(Task): Output the material word for word. Leave each picture out.

(Source data):

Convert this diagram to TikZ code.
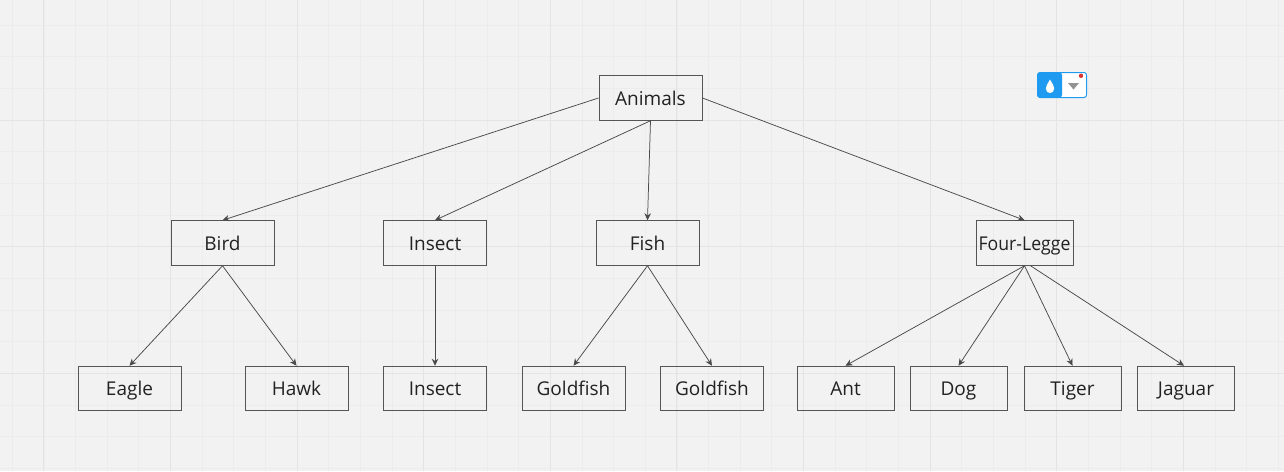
\documentclass[tikz,border=0pt]{standalone}
\usepackage{fontspec}
\setmainfont{Open Sans}
\newfontfamily\narrowfont[FakeStretch=0.93]{Open Sans}
\usetikzlibrary{arrows.meta}
\definecolor{bgc}{HTML}{F2F2F2}
\definecolor{gridminor}{HTML}{ECECEC}
\definecolor{gridmajor}{HTML}{E4E4E4}
\definecolor{edgec}{HTML}{4A4A4A}
\definecolor{boxc}{HTML}{555555}
\definecolor{txtc}{HTML}{222222}
\definecolor{widgetblue}{HTML}{1E9BF0}
\tikzset{
  box/.style={draw=boxc,line width=1pt,minimum height=44.5pt,inner sep=0pt,text height=14pt,text depth=0pt,anchor=center,text=txtc,font=\fontsize{19}{22}\selectfont},
  wbox/.style={box,minimum width=103pt},
  nbox/.style={box,minimum width=97pt},
  conn/.style={draw=edgec,line width=0.75pt,-{Stealth[length=7pt,width=6.5pt]}}
}
\begin{document}
\begin{tikzpicture}[x=1pt,y=-1pt]
\useasboundingbox (0,0) rectangle (1284,471);
\fill[bgc] (0,0) rectangle (1284,471);
% minor grid
\foreach \i in {0,...,40} {
  \draw[gridminor,line width=0.9pt] ({12.3+31.65*\i},0) -- ({12.3+31.65*\i},471);
}
\foreach \i in {0,...,14} {
  \draw[gridminor,line width=0.9pt] (0,{25.2+31.65*\i}) -- (1284,{25.2+31.65*\i});
}
% major grid
\foreach \i in {0,...,9} {
  \draw[gridmajor,line width=1pt] ({43.9+126.6*\i},0) -- ({43.9+126.6*\i},471);
}
\foreach \yy in {120.2,246.8,373.4} {
  \draw[gridmajor,line width=1pt] (0,\yy) -- (1284,\yy);
}
% nodes
\node[wbox] (animals) at (650.5,98) {Animals};
\node[wbox] (bird) at (222.5,243) {Bird};
\node[wbox] (insect) at (435,243) {Insect};
\node[wbox] (fish) at (647.5,243) {Fish};
\node[nbox,font=\fontsize{19}{22}\narrowfont] (four) at (1024.5,243) {Four-Legge};
\node[wbox] (eagle) at (129.5,388.5) {Eagle};
\node[wbox] (hawk) at (296.5,388.5) {Hawk};
\node[wbox] (insectb) at (435,388.5) {Insect};
\node[wbox] (goldfisha) at (573.5,388.5) {Goldfish};
\node[wbox] (goldfishb) at (712,388.5) {Goldfish};
\node[nbox] (ant) at (845.5,388.5) {Ant};
\node[nbox] (dog) at (958.5,388.5) {Dog};
\node[nbox] (tiger) at (1072.5,388.5) {Tiger};
\node[nbox] (jaguar) at (1186,388.5) {Jaguar};
% connectors
\draw[conn] (animals.west) -- (bird.north);
\draw[conn] (animals.south) -- (insect.north);
\draw[conn] (animals.south) -- (fish.north);
\draw[conn] (animals.east) -- (four.north);
\draw[conn] (bird.south) -- (eagle.north);
\draw[conn] (bird.south) -- (hawk.north);
\draw[conn] (insect.south) -- (insectb.north);
\draw[conn] (fish.south) -- (goldfisha.north);
\draw[conn] (fish.south) -- (goldfishb.north);
\draw[conn] (four.south) -- (ant.north);
\draw[conn] (four.south) -- (dog.north);
\draw[conn] (four.south) -- (tiger.north);
\draw[conn] ([xshift=6pt]four.south) -- ([xshift=-2pt]jaguar.north);
% widget
\fill[white,rounded corners=2.5pt] (1037.5,72.5) rectangle (1086.5,97.5);
\fill[widgetblue,rounded corners=2.5pt] (1037.5,72.5) -- (1062,72.5) -- (1062,97.5) -- (1037.5,97.5) -- cycle;
\draw[widgetblue,line width=1pt,rounded corners=2.5pt] (1037.5,72.5) rectangle (1086.5,97.5);
\fill[white] (1050,79.5) .. controls (1047.5,84) and (1045.8,86) .. (1045.8,88.5) .. controls (1045.8,94.5) and (1054.2,94.5) .. (1054.2,88.5) .. controls (1054.2,86) and (1052.5,84) .. (1050,79.5) -- cycle;
\fill[gray!85] (1068,83) -- (1079,83) -- (1073.5,89.5) -- cycle;
\fill[red!80!black!80!white] (1081,75.8) circle (2.2pt);
\end{tikzpicture}
\end{document}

(Solution):
Convert this diagram to TikZ code.
\documentclass[tikz,border=0pt]{standalone}
\usepackage{fontspec}
\setmainfont{Open Sans}
\newfontfamily\narrowfont[FakeStretch=0.93]{Open Sans}
\usetikzlibrary{arrows.meta}
\definecolor{bgc}{HTML}{F2F2F2}
\definecolor{gridminor}{HTML}{ECECEC}
\definecolor{gridmajor}{HTML}{E4E4E4}
\definecolor{edgec}{HTML}{4A4A4A}
\definecolor{boxc}{HTML}{555555}
\definecolor{txtc}{HTML}{222222}
\definecolor{widgetblue}{HTML}{1E9BF0}
\tikzset{
  box/.style={draw=boxc,line width=1pt,minimum height=44.5pt,inner sep=0pt,text height=14pt,text depth=0pt,anchor=center,text=txtc,font=\fontsize{19}{22}\selectfont},
  wbox/.style={box,minimum width=103pt},
  nbox/.style={box,minimum width=97pt},
  conn/.style={draw=edgec,line width=0.75pt,-{Stealth[length=7pt,width=6.5pt]}}
}
\begin{document}
\begin{tikzpicture}[x=1pt,y=-1pt]
\useasboundingbox (0,0) rectangle (1284,471);
\fill[bgc] (0,0) rectangle (1284,471);
% minor grid
\foreach \i in {0,...,40} {
  \draw[gridminor,line width=0.9pt] ({12.3+31.65*\i},0) -- ({12.3+31.65*\i},471);
}
\foreach \i in {0,...,14} {
  \draw[gridminor,line width=0.9pt] (0,{25.2+31.65*\i}) -- (1284,{25.2+31.65*\i});
}
% major grid
\foreach \i in {0,...,9} {
  \draw[gridmajor,line width=1pt] ({43.9+126.6*\i},0) -- ({43.9+126.6*\i},471);
}
\foreach \yy in {120.2,246.8,373.4} {
  \draw[gridmajor,line width=1pt] (0,\yy) -- (1284,\yy);
}
% nodes
\node[wbox] (animals) at (650.5,98) {Animals};
\node[wbox] (bird) at (222.5,243) {Bird};
\node[wbox] (insect) at (435,243) {Insect};
\node[wbox] (fish) at (647.5,243) {Fish};
\node[nbox,font=\fontsize{19}{22}\narrowfont] (four) at (1024.5,243) {Four-Legge};
\node[wbox] (eagle) at (129.5,388.5) {Eagle};
\node[wbox] (hawk) at (296.5,388.5) {Hawk};
\node[wbox] (insectb) at (435,388.5) {Insect};
\node[wbox] (goldfisha) at (573.5,388.5) {Goldfish};
\node[wbox] (goldfishb) at (712,388.5) {Goldfish};
\node[nbox] (ant) at (845.5,388.5) {Ant};
\node[nbox] (dog) at (958.5,388.5) {Dog};
\node[nbox] (tiger) at (1072.5,388.5) {Tiger};
\node[nbox] (jaguar) at (1186,388.5) {Jaguar};
% connectors
\draw[conn] (animals.west) -- (bird.north);
\draw[conn] (animals.south) -- (insect.north);
\draw[conn] (animals.south) -- (fish.north);
\draw[conn] (animals.east) -- (four.north);
\draw[conn] (bird.south) -- (eagle.north);
\draw[conn] (bird.south) -- (hawk.north);
\draw[conn] (insect.south) -- (insectb.north);
\draw[conn] (fish.south) -- (goldfisha.north);
\draw[conn] (fish.south) -- (goldfishb.north);
\draw[conn] (four.south) -- (ant.north);
\draw[conn] (four.south) -- (dog.north);
\draw[conn] (four.south) -- (tiger.north);
\draw[conn] ([xshift=6pt]four.south) -- ([xshift=-2pt]jaguar.north);
% widget
\fill[white,rounded corners=2.5pt] (1037.5,72.5) rectangle (1086.5,97.5);
\fill[widgetblue,rounded corners=2.5pt] (1037.5,72.5) -- (1062,72.5) -- (1062,97.5) -- (1037.5,97.5) -- cycle;
\draw[widgetblue,line width=1pt,rounded corners=2.5pt] (1037.5,72.5) rectangle (1086.5,97.5);
\fill[white] (1050,79.5) .. controls (1047.5,84) and (1045.8,86) .. (1045.8,88.5) .. controls (1045.8,94.5) and (1054.2,94.5) .. (1054.2,88.5) .. controls (1054.2,86) and (1052.5,84) .. (1050,79.5) -- cycle;
\fill[gray!85] (1068,83) -- (1079,83) -- (1073.5,89.5) -- cycle;
\fill[red!80!black!80!white] (1081,75.8) circle (2.2pt);
\end{tikzpicture}
\end{document}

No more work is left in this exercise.